Harvesting — how to do it right
The right harvest method extends your crop by weeks. The wrong method — pulling out the whole plant — gives you one harvest and it is done.
For loose-leaf varieties, always use the outside-in harvest method: take the outermost, largest leaves and leave the small inner leaves and the growing centre untouched. The plant will keep pushing new leaves from the centre. Start harvesting once leaves are 8–10 cm long. Do not wait for them to get very large — smaller leaves are tenderer and less bitter, and regular harvesting actually delays bolting slightly.
For romaine/cos, you can either harvest outer leaves the same way, or wait until a full head forms (50–70 days) and cut the entire plant at the base, leaving a 5 cm stump. The stump sometimes pushes out a second flush of smaller leaves.
How many harvests to expect: In North Indian plains (Lucknow, Delhi, Kanpur), a healthy loose-leaf plant sown in October gives you 3–4 good harvests before bolting in February. That is a realistic expectation — do not be disappointed when it bolts. Plan ahead by doing a second sowing in November so you have a fresh batch of plants coming up as the first batch finishes.
Common problems and how to handle them
Bolting
The most common "problem" with lettuce in India is not actually a problem — it is just the plant reaching the end of its productive life as temperatures rise. Once you see the plant starting to push up a tall central stalk and the leaves getting smaller and more bitter, it has bolted. At this point the harvest is over.
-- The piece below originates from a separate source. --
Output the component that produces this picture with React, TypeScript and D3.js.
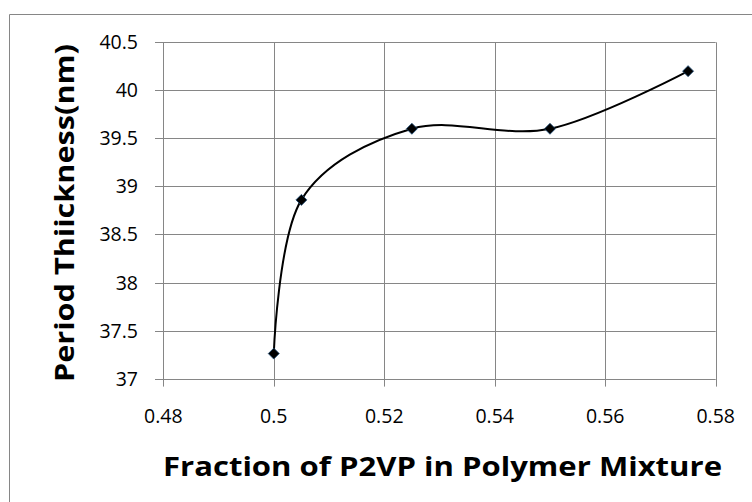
import React from "react";
import * as d3 from "d3";

const fractions = [0.5, 0.505, 0.525, 0.55, 0.575];
const thickness = [37.26, 38.86, 39.6, 39.6, 40.2];
const xTicks = [0.48, 0.5, 0.52, 0.54, 0.56, 0.58];
const yTicks = [37, 37.5, 38, 38.5, 39, 39.5, 40, 40.5];
const xTitle = "Fraction of P2VP in Polymer Mixture";
const yTitle = "Period Thiickness(nm)";

const W = 752;
const H = 502;
const FONT = "'Open Sans', 'Liberation Sans', sans-serif";
const GRID = "#868686";

export default function App() {
  const x = d3.scaleLinear().domain([0.48, 0.58]).range([163.3, 715.7]);
  const y = d3.scaleLinear().domain([37, 40.5]).range([378.6, 42.3]);
  const pts: [number, number][] = fractions.map((f, i) => [x(f), y(thickness[i])]);
  const line = d3.line().curve(d3.curveCardinal.tension(0))(pts) || "";
  const r = 5.5;
  const diamond = (cx: number, cy: number) =>
    `M${cx},${cy - r}L${cx + r},${cy}L${cx},${cy + r}L${cx - r},${cy}Z`;
  const [x0, x1] = x.range();
  const [yb, yt] = y.range();
  return (
    <svg
      width={W}
      height={H}
      style={{ position: "absolute", left: 0, top: 0, display: "block", background: "#fff" }}
    >
      <rect x={0} y={0} width={W} height={H} fill="#fff" />
      <path d={`M9.5,${H}V14.5H${W}`} fill="none" stroke={GRID} strokeWidth={1} />
      {yTicks.map((t) => (
        <line key={"gy" + t} x1={155} x2={x1} y1={Math.round(y(t)) + 0.5} y2={Math.round(y(t)) + 0.5} stroke={GRID} strokeWidth={1} />
      ))}
      {xTicks.map((t) => (
        <line key={"gx" + t} x1={Math.round(x(t)) + 0.5} x2={Math.round(x(t)) + 0.5} y1={yt} y2={yb + 8} stroke={GRID} strokeWidth={1} />
      ))}
      {yTicks.map((t) => (
        <text key={"ly" + t} x={138} y={y(t)} dy="0.36em" textAnchor="end" fontFamily={FONT} fontSize={19.5} fill="#000">
          {String(t)}
        </text>
      ))}
      {xTicks.map((t) => (
        <text key={"lx" + t} x={x(t)} y={423} textAnchor="middle" fontFamily={FONT} fontSize={19.5} fill="#000">
          {String(t)}
        </text>
      ))}
      <path d={line} fill="none" stroke="#000" strokeWidth={2} />
      {pts.map(([cx, cy], i) => (
        <path key={"m" + i} d={diamond(cx, cy)} fill="#000" stroke="#1f4e79" strokeWidth={0.8} />
      ))}
      <text
        x={442.5}
        y={476}
        textAnchor="middle"
        fontFamily={FONT}
        fontWeight="bold"
        fontSize={27}
        textLength={559}
        lengthAdjust="spacingAndGlyphs"
        fill="#000"
      >
        {xTitle}
      </text>
      <text
        transform={`translate(74,${213}) rotate(-90)`}
        textAnchor="middle"
        fontFamily={FONT}
        fontWeight="bold"
        fontSize={27}
        textLength={338}
        lengthAdjust="spacingAndGlyphs"
        fill="#000"
      >
        {yTitle}
      </text>
    </svg>
  );
}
You can delay bolting slightly by giving afternoon shade from February onwards, keeping watering consistent, and harvesting regularly. But you cannot stop it indefinitely. The realistic solution is planning: sow in October and November so you have a long harvest window, and accept that by March the season is done.
See why is my lettuce bolting? for a more detailed explanation.
Bitter leaves
Bitter leaves are almost always caused by heat stress or irregular watering. In cool, well-watered conditions, lettuce leaves are mild and slightly sweet. If your leaves taste sharp or unpleasantly bitter, check whether:
- The soil is drying out between waterings (most common cause)
- The container is getting too much afternoon sun in late winter
- Temperatures have already climbed above 22°C in your city
Outer, older leaves are always more bitter than inner young leaves — harvest young and harvest often.
Slugs and snails
Slugs and snails are the main pest problem for lettuce on Indian terraces, especially in humid weather or after rain. They feed at night, leaving ragged holes in leaves.
The simplest controls: sprinkle crushed eggshells or diatomaceous earth around the base of the container (both available online for ₹100–₹200). Check under the container and under leaves in the evening and remove any slugs you find. Avoid overwatering or letting water pool — damp conditions attract slugs. Copper tape around the rim of the container also deters them.
Do not use chemical slug pellets near edible crops.
Leggy, pale seedlings
If seedlings are stretching toward the light and looking pale, they need more sun. Move the container to a brighter spot. Lettuce needs 4–6 hours of direct sunlight in the cool season — morning sun is ideal.
Frequently asked questions
Can I grow lettuce in summer in India?
Not successfully in most Indian locations. Lettuce bolts within a few weeks of germination once temperatures rise above 24°C — which in most North Indian cities happens by March. If you live in a hill station (Mussoorie, Ooty, Shimla) you may have a longer cool window, but for terrace gardeners in Delhi, Lucknow, Kanpur, Jaipur, or Mumbai, summer lettuce is not practical. Save your seeds for October.
Why did my lettuce turn bitter so quickly?
Bitterness in lettuce almost always means heat stress or inconsistent watering. If temperatures are still cool and the plant went bitter, check whether the soil dried out between waterings — even one or two dry days can stress the plant enough to trigger bitterness. Harvest outer leaves regularly and keep up steady watering. If temperatures have already climbed above 22°C, the plant is likely heading toward bolting and the bitterness is unavoidable.
How deep does the container need to be for lettuce?
Lettuce has a shallow root system — 15 cm of soil depth is enough. You do not need deep pots. A wide, shallow tray (15–20 cm deep) is ideal and actually better than a deep pot because the soil drains more evenly and the roots stay in the cooler upper layer. Wide rectangular grow bags or trays work very well on Indian terraces.
Can I grow lettuce from supermarket leaves?
No. Supermarket lettuce is sold as a cut product, not a living plant, and the cut stems will not regrow into full plants. You need to start from seeds. Seeds are inexpensive (₹40–₹80 per packet) and available at most Indian nurseries as well as online. For Indian conditions, look specifically for loose-leaf varieties like Red Oak Leaf or Green Batavian.
Which is better — direct sowing or transplanting?
Both work, and the choice depends on your convenience. Direct sowing is simpler — scatter seeds, thin later, and you are done. Transplanting lets you start seeds in a protected spot and select the strongest seedlings before committing them to your main container, which is useful if you have limited container space. For beginners, direct sowing in a wide shallow tray is the easier approach.
How often should I water lettuce on a terrace?
Every 1–3 days depending on the weather and season. Check the soil in the morning — if the top centimetre feels dry, water. The key rule is: never let the soil dry out completely. In cool October and November weather, every 2–3 days is typical. In February when temperatures start to rise, you may need to water daily. Use a gentle pour or a watering can with a rose head to avoid disturbing the shallow roots.